Le style de l’auteure se prête bien à une saga familiale puisqu’il s’attarde à tout détail qui donne sa couleur à l’être humain. Claude Lamarche ne tente pas de mettre de la poudre aux yeux, elle fait confiance à ses personnages pour qu’ils viennent nous chercher sur le quai d’où nous les attendons patiemment. Et ceci, encore plus habilement que dans Les têtes rousses. Ce n’est pas une lecture qui donne des frissons ou des palpitations cardiaques à chaque chapitre mais qui vous amène plutôt à vivre par les voies de l’intérieur la vie d’un voisin avec son lot de hauts et de bas.
J’ai vécu ces hauts et ces bas en même temps que cette famille parce qu'elle transpire de vérité à chaque phrase. C’est la force ultime de cette auteure, une marathonienne des histoires familiales au long cours.
9 commentaires:
Beau billet pour un très bon roman. J'ai aussi beaucoup pleuré sur le départ de Léopold mais chut...je n'en dis pas plus.
Wow,tu as vu tout ça?
Chronique d'une époque, c'est tout à fait ce que j'ai voulu. Pas plus, pas moins.
Je laisse les thriller aux autres. Ce qui m'intéresse ce sont les gens. Par le dedans.
Un grand merci.
On s'est bien lavés les yeux, n'est-ce pas Suzanne ? Un apprivoisement lent et profond mène à une telle débâcle d'émotions.
CLaude : Tu arrives tout à fait à ce que tu veux faire. Je suis heureuse que tu t'assumes encore plus maintenant, tu ne peux être une autre, le style d'une autre. Tu as pris de la maturité, tu vas plus au fond de qui tu es et cette maturité te va bien. Sois bien fière de toi.
Sur ma liste.
Anne : Un beau roman pour se changer les idées de l'actualité. De tout coeur avec toi.
Effectivement, ça fait du bien de plonger au coeur de l'humain du quotidien. Ceux qui ne sont pas des superhéros, des génies détectives, mais qui sont fait des petits tracas et bonheurs de la vie.

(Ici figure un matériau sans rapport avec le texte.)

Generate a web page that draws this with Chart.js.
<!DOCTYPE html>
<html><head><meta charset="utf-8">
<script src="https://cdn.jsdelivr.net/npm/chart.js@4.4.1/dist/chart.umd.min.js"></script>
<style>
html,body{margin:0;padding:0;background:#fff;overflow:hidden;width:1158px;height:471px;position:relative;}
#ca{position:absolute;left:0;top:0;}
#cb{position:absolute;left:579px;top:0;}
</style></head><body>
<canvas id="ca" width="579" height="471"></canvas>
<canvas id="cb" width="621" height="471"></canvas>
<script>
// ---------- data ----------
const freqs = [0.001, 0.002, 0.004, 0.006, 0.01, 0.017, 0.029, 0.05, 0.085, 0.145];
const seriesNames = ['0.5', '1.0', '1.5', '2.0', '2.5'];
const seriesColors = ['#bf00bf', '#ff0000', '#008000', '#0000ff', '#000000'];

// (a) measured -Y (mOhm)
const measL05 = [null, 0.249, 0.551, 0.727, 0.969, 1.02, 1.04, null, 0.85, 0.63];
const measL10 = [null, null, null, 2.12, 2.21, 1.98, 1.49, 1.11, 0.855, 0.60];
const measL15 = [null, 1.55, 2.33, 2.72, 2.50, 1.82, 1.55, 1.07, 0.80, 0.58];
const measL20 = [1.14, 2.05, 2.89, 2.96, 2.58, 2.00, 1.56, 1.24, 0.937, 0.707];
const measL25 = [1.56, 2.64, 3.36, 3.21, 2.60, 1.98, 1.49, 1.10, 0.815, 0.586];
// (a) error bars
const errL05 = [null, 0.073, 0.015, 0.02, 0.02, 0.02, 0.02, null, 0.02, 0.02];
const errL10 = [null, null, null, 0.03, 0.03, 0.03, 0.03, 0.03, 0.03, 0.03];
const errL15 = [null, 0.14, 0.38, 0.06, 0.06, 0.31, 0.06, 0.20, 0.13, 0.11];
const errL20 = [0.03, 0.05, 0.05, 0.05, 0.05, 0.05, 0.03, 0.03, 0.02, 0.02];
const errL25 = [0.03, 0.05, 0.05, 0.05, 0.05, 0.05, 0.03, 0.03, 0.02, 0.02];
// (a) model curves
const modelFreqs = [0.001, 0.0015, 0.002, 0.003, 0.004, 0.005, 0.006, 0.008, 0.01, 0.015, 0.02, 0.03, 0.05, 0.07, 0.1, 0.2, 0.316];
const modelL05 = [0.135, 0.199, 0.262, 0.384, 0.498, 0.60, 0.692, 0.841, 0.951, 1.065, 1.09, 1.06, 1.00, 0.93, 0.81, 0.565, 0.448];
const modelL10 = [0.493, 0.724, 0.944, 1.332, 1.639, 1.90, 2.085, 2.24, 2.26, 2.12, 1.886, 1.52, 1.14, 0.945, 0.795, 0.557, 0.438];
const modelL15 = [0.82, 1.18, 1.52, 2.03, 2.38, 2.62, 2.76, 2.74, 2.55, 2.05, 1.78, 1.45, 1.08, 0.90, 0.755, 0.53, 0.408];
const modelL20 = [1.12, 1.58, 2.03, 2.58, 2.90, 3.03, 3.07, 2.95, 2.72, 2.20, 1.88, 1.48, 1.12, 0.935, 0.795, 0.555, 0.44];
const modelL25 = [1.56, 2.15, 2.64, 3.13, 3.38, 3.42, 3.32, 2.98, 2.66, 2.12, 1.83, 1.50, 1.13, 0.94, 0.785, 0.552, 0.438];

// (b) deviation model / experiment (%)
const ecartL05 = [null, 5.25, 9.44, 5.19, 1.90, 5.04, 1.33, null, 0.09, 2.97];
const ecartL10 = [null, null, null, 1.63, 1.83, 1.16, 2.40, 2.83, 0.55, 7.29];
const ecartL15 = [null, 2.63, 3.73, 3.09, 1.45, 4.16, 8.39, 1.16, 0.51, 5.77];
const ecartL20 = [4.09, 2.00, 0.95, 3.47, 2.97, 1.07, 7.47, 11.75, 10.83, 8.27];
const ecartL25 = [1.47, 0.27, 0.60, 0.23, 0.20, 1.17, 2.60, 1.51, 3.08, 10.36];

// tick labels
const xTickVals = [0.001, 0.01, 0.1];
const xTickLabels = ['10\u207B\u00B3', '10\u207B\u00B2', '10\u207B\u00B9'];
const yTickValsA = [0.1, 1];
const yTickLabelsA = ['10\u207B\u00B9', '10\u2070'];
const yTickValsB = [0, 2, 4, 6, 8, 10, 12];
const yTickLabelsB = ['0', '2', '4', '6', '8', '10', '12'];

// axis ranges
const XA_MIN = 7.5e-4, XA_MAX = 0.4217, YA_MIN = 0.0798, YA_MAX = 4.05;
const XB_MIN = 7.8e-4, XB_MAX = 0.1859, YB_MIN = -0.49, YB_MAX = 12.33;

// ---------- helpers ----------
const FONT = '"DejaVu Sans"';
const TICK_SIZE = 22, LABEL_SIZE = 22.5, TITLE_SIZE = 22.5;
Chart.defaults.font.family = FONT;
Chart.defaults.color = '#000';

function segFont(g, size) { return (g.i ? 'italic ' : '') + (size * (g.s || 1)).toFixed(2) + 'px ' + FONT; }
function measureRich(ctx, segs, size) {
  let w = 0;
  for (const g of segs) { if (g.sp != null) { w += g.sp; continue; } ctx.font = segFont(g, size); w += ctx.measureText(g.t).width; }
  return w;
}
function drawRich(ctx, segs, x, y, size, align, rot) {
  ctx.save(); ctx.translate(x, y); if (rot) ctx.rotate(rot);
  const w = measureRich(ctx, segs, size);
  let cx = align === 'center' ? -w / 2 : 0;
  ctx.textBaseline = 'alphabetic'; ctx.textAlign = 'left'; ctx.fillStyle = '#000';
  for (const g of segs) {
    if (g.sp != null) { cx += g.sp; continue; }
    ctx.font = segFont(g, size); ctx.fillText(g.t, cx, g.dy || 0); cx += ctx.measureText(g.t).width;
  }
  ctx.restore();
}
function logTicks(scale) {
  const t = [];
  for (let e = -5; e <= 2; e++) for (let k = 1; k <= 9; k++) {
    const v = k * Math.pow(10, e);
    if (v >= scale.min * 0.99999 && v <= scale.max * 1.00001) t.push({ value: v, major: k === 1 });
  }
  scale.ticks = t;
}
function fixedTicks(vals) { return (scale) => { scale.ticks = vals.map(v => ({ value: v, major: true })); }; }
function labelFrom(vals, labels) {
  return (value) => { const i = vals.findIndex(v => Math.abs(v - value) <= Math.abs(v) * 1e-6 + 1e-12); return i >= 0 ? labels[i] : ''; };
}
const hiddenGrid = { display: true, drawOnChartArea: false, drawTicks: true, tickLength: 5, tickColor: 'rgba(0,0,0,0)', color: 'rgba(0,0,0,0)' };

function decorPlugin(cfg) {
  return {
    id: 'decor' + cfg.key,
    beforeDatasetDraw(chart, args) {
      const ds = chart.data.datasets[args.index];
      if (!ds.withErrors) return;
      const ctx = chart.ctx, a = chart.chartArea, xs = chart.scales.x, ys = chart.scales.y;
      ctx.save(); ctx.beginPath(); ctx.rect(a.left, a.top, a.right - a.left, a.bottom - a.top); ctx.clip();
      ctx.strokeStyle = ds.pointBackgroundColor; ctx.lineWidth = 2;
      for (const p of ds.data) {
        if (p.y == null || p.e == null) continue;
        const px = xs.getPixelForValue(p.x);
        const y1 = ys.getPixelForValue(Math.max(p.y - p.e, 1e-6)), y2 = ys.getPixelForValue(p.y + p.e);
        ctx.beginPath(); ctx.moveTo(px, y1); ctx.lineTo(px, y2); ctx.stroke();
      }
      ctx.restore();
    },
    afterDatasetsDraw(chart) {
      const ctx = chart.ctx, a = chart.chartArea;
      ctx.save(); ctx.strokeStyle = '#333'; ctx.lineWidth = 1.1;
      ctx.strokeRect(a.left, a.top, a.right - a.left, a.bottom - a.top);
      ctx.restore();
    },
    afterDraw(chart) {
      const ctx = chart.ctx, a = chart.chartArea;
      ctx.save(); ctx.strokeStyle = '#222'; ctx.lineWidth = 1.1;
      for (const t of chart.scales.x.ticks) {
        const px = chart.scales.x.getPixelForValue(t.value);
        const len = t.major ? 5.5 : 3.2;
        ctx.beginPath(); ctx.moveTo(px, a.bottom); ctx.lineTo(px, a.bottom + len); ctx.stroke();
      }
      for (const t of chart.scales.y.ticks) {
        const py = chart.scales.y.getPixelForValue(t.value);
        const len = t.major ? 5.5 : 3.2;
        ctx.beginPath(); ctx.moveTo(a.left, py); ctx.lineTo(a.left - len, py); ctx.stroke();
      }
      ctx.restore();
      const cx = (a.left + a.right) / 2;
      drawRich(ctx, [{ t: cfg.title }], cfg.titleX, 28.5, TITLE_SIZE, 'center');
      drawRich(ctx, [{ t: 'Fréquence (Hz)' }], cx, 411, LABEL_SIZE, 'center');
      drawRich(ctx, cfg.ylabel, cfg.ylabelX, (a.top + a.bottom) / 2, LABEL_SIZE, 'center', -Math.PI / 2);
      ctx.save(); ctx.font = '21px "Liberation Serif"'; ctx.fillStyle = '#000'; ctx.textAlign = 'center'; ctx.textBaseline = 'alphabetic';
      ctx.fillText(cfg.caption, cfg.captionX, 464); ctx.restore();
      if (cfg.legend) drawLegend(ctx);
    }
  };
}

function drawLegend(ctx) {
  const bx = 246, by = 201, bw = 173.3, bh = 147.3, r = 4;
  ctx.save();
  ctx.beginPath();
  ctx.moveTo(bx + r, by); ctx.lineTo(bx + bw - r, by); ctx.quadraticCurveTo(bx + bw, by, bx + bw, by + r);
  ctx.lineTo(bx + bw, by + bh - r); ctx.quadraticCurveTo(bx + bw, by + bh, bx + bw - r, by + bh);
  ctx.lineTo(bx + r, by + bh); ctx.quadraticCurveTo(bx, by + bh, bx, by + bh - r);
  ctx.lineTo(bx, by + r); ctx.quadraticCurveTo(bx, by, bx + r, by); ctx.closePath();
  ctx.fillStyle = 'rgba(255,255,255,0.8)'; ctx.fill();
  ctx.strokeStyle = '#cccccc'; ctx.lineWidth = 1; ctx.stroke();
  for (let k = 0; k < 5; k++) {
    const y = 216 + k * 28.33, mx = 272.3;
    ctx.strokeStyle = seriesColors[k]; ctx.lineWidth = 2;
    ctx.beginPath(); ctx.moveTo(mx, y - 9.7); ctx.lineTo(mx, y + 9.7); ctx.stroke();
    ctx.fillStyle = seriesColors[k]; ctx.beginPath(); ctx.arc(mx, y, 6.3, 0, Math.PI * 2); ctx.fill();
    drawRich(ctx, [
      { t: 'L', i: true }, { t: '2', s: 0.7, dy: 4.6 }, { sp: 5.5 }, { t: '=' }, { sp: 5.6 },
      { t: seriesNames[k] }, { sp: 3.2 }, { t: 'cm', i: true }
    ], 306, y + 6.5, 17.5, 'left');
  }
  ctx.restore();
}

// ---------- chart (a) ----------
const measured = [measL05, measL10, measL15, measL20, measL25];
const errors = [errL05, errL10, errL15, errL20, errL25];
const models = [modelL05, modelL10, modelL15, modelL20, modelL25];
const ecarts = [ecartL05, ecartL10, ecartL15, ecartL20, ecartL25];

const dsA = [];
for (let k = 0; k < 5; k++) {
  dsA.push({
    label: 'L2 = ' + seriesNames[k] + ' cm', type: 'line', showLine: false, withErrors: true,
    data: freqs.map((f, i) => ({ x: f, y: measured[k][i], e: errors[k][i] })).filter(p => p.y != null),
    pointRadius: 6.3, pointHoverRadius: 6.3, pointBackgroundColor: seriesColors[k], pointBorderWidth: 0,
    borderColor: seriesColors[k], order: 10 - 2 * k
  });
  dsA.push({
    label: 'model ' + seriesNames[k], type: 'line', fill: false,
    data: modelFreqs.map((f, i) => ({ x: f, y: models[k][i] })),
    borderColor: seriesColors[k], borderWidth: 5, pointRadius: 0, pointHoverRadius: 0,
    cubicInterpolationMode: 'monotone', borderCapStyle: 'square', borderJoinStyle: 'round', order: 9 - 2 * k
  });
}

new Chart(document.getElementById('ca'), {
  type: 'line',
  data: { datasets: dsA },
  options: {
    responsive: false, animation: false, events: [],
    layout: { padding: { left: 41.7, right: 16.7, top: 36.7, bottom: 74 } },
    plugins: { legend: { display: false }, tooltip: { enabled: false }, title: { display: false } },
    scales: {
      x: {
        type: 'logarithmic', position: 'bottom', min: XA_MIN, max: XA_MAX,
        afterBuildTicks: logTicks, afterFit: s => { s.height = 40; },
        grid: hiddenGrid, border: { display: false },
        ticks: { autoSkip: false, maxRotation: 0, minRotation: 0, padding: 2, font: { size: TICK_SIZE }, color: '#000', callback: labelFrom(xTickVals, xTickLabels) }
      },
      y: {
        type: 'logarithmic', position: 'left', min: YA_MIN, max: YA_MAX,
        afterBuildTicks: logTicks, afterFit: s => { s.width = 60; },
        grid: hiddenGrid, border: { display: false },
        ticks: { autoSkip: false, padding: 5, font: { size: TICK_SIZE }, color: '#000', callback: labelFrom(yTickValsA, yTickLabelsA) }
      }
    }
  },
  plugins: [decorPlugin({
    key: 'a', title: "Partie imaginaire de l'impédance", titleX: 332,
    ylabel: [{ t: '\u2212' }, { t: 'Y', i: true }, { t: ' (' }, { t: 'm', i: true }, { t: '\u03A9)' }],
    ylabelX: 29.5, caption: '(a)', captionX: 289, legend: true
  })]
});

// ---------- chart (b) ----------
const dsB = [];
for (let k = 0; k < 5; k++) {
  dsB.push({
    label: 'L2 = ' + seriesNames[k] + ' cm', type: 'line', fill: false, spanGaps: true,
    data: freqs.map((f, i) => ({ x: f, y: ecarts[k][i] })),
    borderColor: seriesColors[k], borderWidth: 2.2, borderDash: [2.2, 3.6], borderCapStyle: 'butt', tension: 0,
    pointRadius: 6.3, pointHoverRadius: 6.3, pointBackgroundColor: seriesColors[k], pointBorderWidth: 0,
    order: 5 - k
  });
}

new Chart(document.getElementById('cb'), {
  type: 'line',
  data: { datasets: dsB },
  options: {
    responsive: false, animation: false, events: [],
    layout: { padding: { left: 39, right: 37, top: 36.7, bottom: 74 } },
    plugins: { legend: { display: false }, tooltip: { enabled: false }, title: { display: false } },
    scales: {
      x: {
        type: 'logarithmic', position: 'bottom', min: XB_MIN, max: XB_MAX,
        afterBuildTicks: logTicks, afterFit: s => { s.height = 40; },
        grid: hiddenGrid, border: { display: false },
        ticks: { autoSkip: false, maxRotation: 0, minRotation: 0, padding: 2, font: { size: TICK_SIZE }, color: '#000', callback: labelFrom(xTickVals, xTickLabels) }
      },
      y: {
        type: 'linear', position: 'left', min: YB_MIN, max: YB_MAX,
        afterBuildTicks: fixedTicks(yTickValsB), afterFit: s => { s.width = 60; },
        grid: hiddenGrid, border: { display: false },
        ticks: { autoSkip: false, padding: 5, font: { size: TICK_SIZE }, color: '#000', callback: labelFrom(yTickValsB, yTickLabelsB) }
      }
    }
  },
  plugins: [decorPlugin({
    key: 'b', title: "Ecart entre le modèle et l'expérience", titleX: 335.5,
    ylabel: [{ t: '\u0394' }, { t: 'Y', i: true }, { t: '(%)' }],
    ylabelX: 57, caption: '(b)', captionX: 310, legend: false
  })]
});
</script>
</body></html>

Et quelle belle couverture, ça me donne envie moi aussi!
Nomadesse, la couverture est de Christian Quesnel. "Googlez" ce nom, vous aurez de belles surprises.
Si j'avais su, je lui aurais demandé d'illustrer aussi Les têtes rousses, mais je me reprendrai pour le troisième!
Quatre ans plus tard, je me suis effectivement reprise: c'est encore Christian Quesnel qui a fait la couverture du troisième (et dernier tome) de ma saga.
Sauf que cette fois il est une "autoédition" alors les exemplaires du service de presse ou même dans les librairies sont limités.
Il faut tout simplement me le commander via mon blogue ou mon site.